On Tue, Oct 31, 2017 at 02:50:01PM -0700, Dan Williams wrote:
> On Tue, Oct 31, 2017 at 8:19 AM, Jan Kara <[email protected]> wrote:
> > On Fri 27-10-17 12:08:34, Jan Kara wrote:
> >> On Fri 27-10-17 08:16:11, Dave Chinner wrote:
> >> > On Thu, Oct 26, 2017 at 05:48:04PM +0200, Jan Kara wrote:
> >> > > > > diff --git a/fs/xfs/xfs_iomap.c b/fs/xfs/xfs_iomap.c
> >> > > > > index f179bdf1644d..b43be199fbdf 100644
> >> > > > > --- a/fs/xfs/xfs_iomap.c
> >> > > > > +++ b/fs/xfs/xfs_iomap.c
> >> > > > > @@ -33,6 +33,7 @@
> >> > > > > #include "xfs_error.h"
> >> > > > > #include "xfs_trans.h"
> >> > > > > #include "xfs_trans_space.h"
> >> > > > > +#include "xfs_inode_item.h"
> >> > > > > #include "xfs_iomap.h"
> >> > > > > #include "xfs_trace.h"
> >> > > > > #include "xfs_icache.h"
> >> > > > > @@ -1086,6 +1087,10 @@ xfs_file_iomap_begin(
> >> > > > > trace_xfs_iomap_found(ip, offset, length, 0, &imap);
> >> > > > > }
> >> > > > >
> >> > > > > + if ((flags & IOMAP_WRITE) && xfs_ipincount(ip) &&
> >> > > > > + (ip->i_itemp->ili_fsync_fields & ~XFS_ILOG_TIMESTAMP))

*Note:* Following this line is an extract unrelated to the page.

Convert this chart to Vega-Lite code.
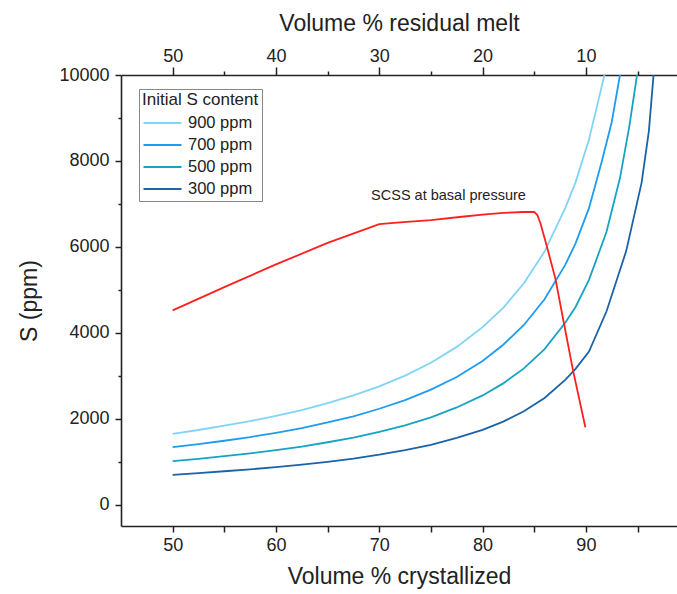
{
  "$schema": "https://vega.github.io/schema/vega-lite/v6.json",
  "width": 556,
  "height": 451,
  "autosize": {"type": "none"},
  "padding": {"left": 121, "top": 75, "right": 0, "bottom": 68},
  "background": "white",
  "config": {
    "view": {"stroke": null},
    "font": "Liberation Sans",
    "axis": {
      "grid": false,
      "domainColor": "#222222",
      "tickColor": "#222222",
      "labelColor": "#222222",
      "titleColor": "#222222",
      "labelFont": "Liberation Sans",
      "titleFont": "Liberation Sans",
      "titleFontWeight": "normal",
      "labelFontSize": 18,
      "titleFontSize": 23,
      "tickWidth": 1.5,
      "domainWidth": 1.6
    }
  },
  "datasets": {
    "curves": [
      {"series": "900 ppm", "x": 50, "y": 1645},
      {"series": "900 ppm", "x": 52.5, "y": 1735},
      {"series": "900 ppm", "x": 55, "y": 1835},
      {"series": "900 ppm", "x": 57.5, "y": 1940},
      {"series": "900 ppm", "x": 60, "y": 2065},
      {"series": "900 ppm", "x": 62.5, "y": 2200},
      {"series": "900 ppm", "x": 65, "y": 2360},
      {"series": "900 ppm", "x": 67.5, "y": 2540},
      {"series": "900 ppm", "x": 70, "y": 2750},
      {"series": "900 ppm", "x": 72.5, "y": 3000},
      {"series": "900 ppm", "x": 75, "y": 3300},
      {"series": "900 ppm", "x": 77.5, "y": 3670},
      {"series": "900 ppm", "x": 80, "y": 4130},
      {"series": "900 ppm", "x": 82, "y": 4580},
      {"series": "900 ppm", "x": 84, "y": 5150},
      {"series": "900 ppm", "x": 86, "y": 5890},
      {"series": "900 ppm", "x": 88, "y": 6900},
      {"series": "900 ppm", "x": 89, "y": 7500},
      {"series": "900 ppm", "x": 90.3, "y": 8500},
      {"series": "900 ppm", "x": 91, "y": 9200},
      {"series": "900 ppm", "x": 91.8, "y": 10000},
      {"series": "700 ppm", "x": 50, "y": 1335},
      {"series": "700 ppm", "x": 52.5, "y": 1405},
      {"series": "700 ppm", "x": 55, "y": 1485},
      {"series": "700 ppm", "x": 57.5, "y": 1570},
      {"series": "700 ppm", "x": 60, "y": 1670},
      {"series": "700 ppm", "x": 62.5, "y": 1780},
      {"series": "700 ppm", "x": 65, "y": 1910},
      {"series": "700 ppm", "x": 67.5, "y": 2055},
      {"series": "700 ppm", "x": 70, "y": 2230},
      {"series": "700 ppm", "x": 72.5, "y": 2430},
      {"series": "700 ppm", "x": 75, "y": 2675},
      {"series": "700 ppm", "x": 77.5, "y": 2970},
      {"series": "700 ppm", "x": 80, "y": 3340},
      {"series": "700 ppm", "x": 82, "y": 3720},
      {"series": "700 ppm", "x": 84, "y": 4180},
      {"series": "700 ppm", "x": 86, "y": 4780},
      {"series": "700 ppm", "x": 88, "y": 5580},
      {"series": "700 ppm", "x": 89, "y": 6080},
      {"series": "700 ppm", "x": 90.3, "y": 6900},
      {"series": "700 ppm", "x": 91.5, "y": 7950},
      {"series": "700 ppm", "x": 92.5, "y": 8900},
      {"series": "700 ppm", "x": 93.3, "y": 10000},
      {"series": "500 ppm", "x": 50, "y": 1010},
      {"series": "500 ppm", "x": 52.5, "y": 1065},
      {"series": "500 ppm", "x": 55, "y": 1125},
      {"series": "500 ppm", "x": 57.5, "y": 1190},
      {"series": "500 ppm", "x": 60, "y": 1265},
      {"series": "500 ppm", "x": 62.5, "y": 1350},
      {"series": "500 ppm", "x": 65, "y": 1450},
      {"series": "500 ppm", "x": 67.5, "y": 1560},
      {"series": "500 ppm", "x": 70, "y": 1690},
      {"series": "500 ppm", "x": 72.5, "y": 1845},
      {"series": "500 ppm", "x": 75, "y": 2030},
      {"series": "500 ppm", "x": 77.5, "y": 2260},
      {"series": "500 ppm", "x": 80, "y": 2540},
      {"series": "500 ppm", "x": 82, "y": 2820},
      {"series": "500 ppm", "x": 84, "y": 3170},
      {"series": "500 ppm", "x": 86, "y": 3620},
      {"series": "500 ppm", "x": 88, "y": 4230},
      {"series": "500 ppm", "x": 89, "y": 4600},
      {"series": "500 ppm", "x": 90.3, "y": 5230},
      {"series": "500 ppm", "x": 92, "y": 6350},
      {"series": "500 ppm", "x": 93.3, "y": 7600},
      {"series": "500 ppm", "x": 94.2, "y": 8800},
      {"series": "500 ppm", "x": 94.95, "y": 10000},
      {"series": "300 ppm", "x": 50, "y": 690},
      {"series": "300 ppm", "x": 52.5, "y": 730},
      {"series": "300 ppm", "x": 55, "y": 775},
      {"series": "300 ppm", "x": 57.5, "y": 820},
      {"series": "300 ppm", "x": 60, "y": 870},
      {"series": "300 ppm", "x": 62.5, "y": 930},
      {"series": "300 ppm", "x": 65, "y": 995},
      {"series": "300 ppm", "x": 67.5, "y": 1070},
      {"series": "300 ppm", "x": 70, "y": 1160},
      {"series": "300 ppm", "x": 72.5, "y": 1265},
      {"series": "300 ppm", "x": 75, "y": 1390},
      {"series": "300 ppm", "x": 77.5, "y": 1550},
      {"series": "300 ppm", "x": 80, "y": 1740},
      {"series": "300 ppm", "x": 82, "y": 1930},
      {"series": "300 ppm", "x": 84, "y": 2170},
      {"series": "300 ppm", "x": 86, "y": 2480},
      {"series": "300 ppm", "x": 88, "y": 2900},
      {"series": "300 ppm", "x": 89, "y": 3160},
      {"series": "300 ppm", "x": 90.3, "y": 3560},
      {"series": "300 ppm", "x": 92, "y": 4500},
      {"series": "300 ppm", "x": 93.9, "y": 5900},
      {"series": "300 ppm", "x": 95.4, "y": 7500},
      {"series": "300 ppm", "x": 96.1, "y": 8700},
      {"series": "300 ppm", "x": 96.55, "y": 10000}
    ],
    "scss": [
      {"x": 50, "y": 4520},
      {"x": 55, "y": 5060},
      {"x": 60, "y": 5590},
      {"x": 65, "y": 6090},
      {"x": 70, "y": 6530},
      {"x": 72, "y": 6570},
      {"x": 75, "y": 6620},
      {"x": 78, "y": 6700},
      {"x": 80, "y": 6750},
      {"x": 82, "y": 6790},
      {"x": 84, "y": 6810},
      {"x": 85, "y": 6815},
      {"x": 85.3, "y": 6740},
      {"x": 85.6, "y": 6550},
      {"x": 86.2, "y": 6030},
      {"x": 87.05, "y": 5260},
      {"x": 87.85, "y": 4250},
      {"x": 88.75, "y": 3130},
      {"x": 89.95, "y": 1800}
    ],
    "label": [
      {"x": 76.7, "y": 7190, "text": "SCSS at basal pressure"}
    ]
  },
  "layer": [
    {
      "data": {"name": "curves"},
      "mark": {"type": "line", "strokeWidth": 1.8, "clip": true},
      "encoding": {
        "x": {
          "field": "x", "type": "quantitative",
          "scale": {"domain": [45, 98.82], "nice": false, "zero": false},
          "axis": {"orient": "bottom", "values": [50, 60, 70, 80, 90], "format": "d", "tickSize": 6, "labelPadding": 4, "title": "Volume % crystallized", "titlePadding": 11}
        },
        "y": {
          "field": "y", "type": "quantitative",
          "scale": {"domain": [-500, 10000], "nice": false, "zero": false},
          "axis": {"orient": "left", "values": [0, 2000, 4000, 6000, 8000, 10000], "format": "d", "tickSize": 6, "labelPadding": 6, "title": "S (ppm)", "titlePadding": 17}
        },
        "color": {
          "field": "series", "type": "nominal",
          "scale": {"domain": ["900 ppm", "700 ppm", "500 ppm", "300 ppm"], "range": ["#80d4f8", "#1e9cf0", "#16a3c4", "#1b63a8"]},
          "legend": {
            "orient": "none", "legendX": 18, "legendY": 14,
            "title": "Initial S content", "titleFontSize": 17, "titleFontWeight": "normal", "titleColor": "#222222", "titleFont": "Liberation Sans", "titlePadding": 3,
            "labelFontSize": 16.5, "labelColor": "#222222", "labelFont": "Liberation Sans", "labelOffset": 24,
            "symbolType": "M-1,0H3", "symbolSize": 361, "symbolStrokeWidth": 2.2,
            "rowPadding": 2, "padding": 3,
            "strokeColor": "#888888", "fillColor": "white"
          }
        }
      }
    },
    {
      "data": {"name": "scss"},
      "mark": {"type": "line", "color": "#ff1f1f", "strokeWidth": 1.8},
      "encoding": {
        "x": {"field": "x", "type": "quantitative", "axis": {"orient": "bottom", "values": [55, 65, 75, 85, 95], "labels": false, "domain": false, "tickSize": 6, "title": null}},
        "y": {"field": "y", "type": "quantitative", "axis": {"orient": "left", "values": [1000, 3000, 5000, 7000, 9000], "labels": false, "domain": false, "tickSize": 3, "title": null}}
      }
    },
    {
      "data": {"name": "label"},
      "mark": {"type": "text", "fontSize": 14.5, "font": "Liberation Sans", "color": "#222222", "align": "center", "baseline": "middle"},
      "encoding": {
        "x": {"field": "x", "type": "quantitative", "axis": {"orient": "top", "values": [50, 60, 70, 80, 90], "labelExpr": "format(100 - datum.value, 'd')", "tickSize": 8, "labelPadding": 2, "title": "Volume % residual melt", "titlePadding": 12}},
        "y": {"field": "y", "type": "quantitative", "axis": null},
        "text": {"field": "text"}
      }
    },
    {
      "data": {"name": "scss"},
      "mark": {"type": "point", "opacity": 0},
      "encoding": {
        "x": {"field": "x", "type": "quantitative", "axis": {"orient": "top", "values": [55, 65, 75, 85, 95], "labels": false, "domain": false, "tickSize": 4, "title": null}},
        "y": {"field": "y", "type": "quantitative", "axis": null}
      }
    }
  ],
  "resolve": {"axis": {"x": "independent", "y": "independent"}}
}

> >> > > > > + iomap->flags |= IOMAP_F_DIRTY;
> >> > > >
> >> > > > This is the very definition of an inode that is "fdatasync dirty".
> >> > > >
> >> > > > Hmmmm, shouldn't this also be set for read faults, too?
> >> > >
> >> > > No, read faults don't need to set IOMAP_F_DIRTY since user cannot write any
> >> > > data to the page which he'd then like to be persistent. The only reason why
> >> > > I thought it could be useful for a while was that it would be nice to make
> >> > > MAP_SYNC mapping provide the guarantee that data you see now is the data
> >> > > you'll see after a crash
> >> >
> >> > Isn't that the entire point of MAP_SYNC? i.e. That when we return
> >> > from a page fault, the app knows that the data and it's underlying
> >> > extent is on persistent storage?
> >> >
> >> > > but we cannot provide that guarantee for RO
> >> > > mapping anyway if someone else has the page mapped as well. So I just
> >> > > decided not to return IOMAP_F_DIRTY for read faults.
> >> >
> >> > If there are multiple MAP_SYNC mappings to the inode, I would have
> >> > expected that they all sync all of the data/metadata on every page
> >> > fault, regardless of who dirtied the inode. An RO mapping doesn't
> >>
> >> Well, they all do sync regardless of who dirtied the inode on every *write*
> >> fault.
> >>
> >> > mean the data/metadata on the inode can't change, it just means it
> >> > can't change through that mapping. Running fsync() to guarantee the
> >> > persistence of that data/metadata doesn't actually changing any
> >> > data....
> >> >
> >> > IOWs, if read faults don't guarantee the mapped range has stable
> >> > extents on a MAP_SYNC mapping, then I think MAP_SYNC is broken
> >> > because it's not giving consistent guarantees to userspace. Yes, it
> >> > works fine when only one MAP_SYNC mapping is modifying the inode,
> >> > but the moment we have concurrent operations on the inode that
> >> > aren't MAP_SYNC or O_SYNC this goes out the window....
> >>
> >> MAP_SYNC as I've implemented it provides guarantees only for data the
> >> process has actually written. I agree with that and it was a conscious
> >> decision. In my opinion that covers most usecases, provides reasonably
> >> simple semantics (i.e., if you write data through MAP_SYNC mapping, you can
> >> persist it just using CPU instructions), and reasonable performance.
> >>
> >> Now you seem to suggest the semantics should be: "Data you have read from or
> >> written to a MAP_SYNC mapping can be persisted using CPU instructions." And
> >> from implementation POV we can do that rather easily (just rip out the
> >> IOMAP_WRITE checks). But I'm unsure whether this additional guarantee would
> >> be useful enough to justify the slowdown of read faults? I was not able to
> >> come up with a good usecase and so I've decided for current semantics. What
> >> do other people think?
> >
> > Nobody commented on this for couple of days so how do we proceed? I would
> > prefer to go just with a guarantee for data written and we can always make
> > the guarantee stronger (i.e. apply it also for read data) when some user
> > comes with a good usecase?
>
> I think it is easier to strengthen the guarantee than loosen it later
> especially since it is not yet clear that we have a use case for the
> stronger semantic. At least the initial motivation for MAP_SYNC was
> for writers.

I agree. It seems like all threads/processes in a given application need to
use MAP_SYNC consistently so they can be sure that data that is written (and
then possibly read) will be durable on media. I think what you have is a good
starting point, and we can adjust later if necessary.